The UK Government was too slow to start investigating claims that the US has secretly flown terror suspects through the UK, says a powerful group of MPs.
Allegations on rendition flights continue
The Commons foreign affairs committee says ministers must tell the US it is "completely unacceptable" to fly suspects abroad to be tortured.
Prime Minister Tony Blair said he knew of no evidence the US had been flying suspects through UK territory.
He said people should not assume the US was doing so without asking permission.
Ministers say they have not been asked by the current US Government to let suspects be flown through UK territory.
But MPs raised concerns in their annual human rights report.
They said: "We conclude that the government has a duty to enquire into the allegations of extraordinary rendition and black sites under the Convention against Torture, and to make clear to the USA that any extraordinary rendition to states where suspects may be tortured is completely unacceptable."
The MPs said they were pleased the UK had asked for more information at European Union level.
But they said they seriously regretted that ministers had not asked the US directly for information.
"Only after prodding by European Union member states has the government made any effort to investigate serious allegations," said the MPs.
Committee chairman Mike Gapes said he was irritated by the way the MPs had been treated, with information given to other people rather than as evidence to its inquiry.
"What comes out puts the thing in the worst possible light," Mr Gapes told BBC Radio 4's World At One.
"If there is no evidence of any kind then the way they have handled it has not imbued public confidence."
In recent months there has been a wave of allegations about so-called "extraordinary rendition" - moving terrorist suspects to other states to be interrogated.
Air traffic controllers have said that two US planes suspected of being used to carry terror suspects have crossed British airspace about 200 times in the last five years.
But at his monthly news conference Mr Blair said: "There is no evidence that I know of that any of these 200 flights have been used for rendition."
The US had an arrangement with the UK that it would ask for permission to fly suspects through British territory - and had made two requests in the 1990s, he said.
"I'm not prepared simply to assume that they are breaching that undertaking, I think it would be strange if they did," he continued.
US Secretary of State Condoleezza Rice has said suspects are flown abroad for interrogation but denies torture is used.
But Conservative foreign secretary William Hague said claims about the flights and mistreatment of prisoners at Guantanamo Bay had undermined the struggle against terrorism.
Lib Dem acting leader Sir Menzies Campbell said the MPs' report made the government's "see no evil" approach to the flights claims "unsustainable".

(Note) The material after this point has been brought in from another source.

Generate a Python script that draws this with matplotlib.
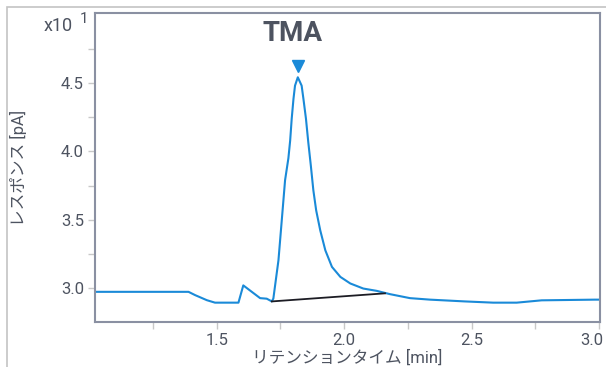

The MPs' report also raised concerns about government attempts to sign agreements so they can return foreign suspects to their countries of origin without fear they will be tortured.
The MPs warned these "memoranda of understanding" should only be used once ministers are sure they can monitor whether they are working.
The agreements "must not be used as a fig leaf to disguise the real risk of torture for deported terrorism suspects", they say.
A separate report from Amnesty International condemned the attempts to agree the memorandums as "a dangerous circumvention of international law".
Mr Blair rejected the fears, saying: "We have got the whole thing upside down."
He wanted to ensure there were assurances that people deported would not be tortured.
But he added: "We cannot have a situation where people are just allowed to do whatever they want and we have just got to keep them here in this country and cannot return them."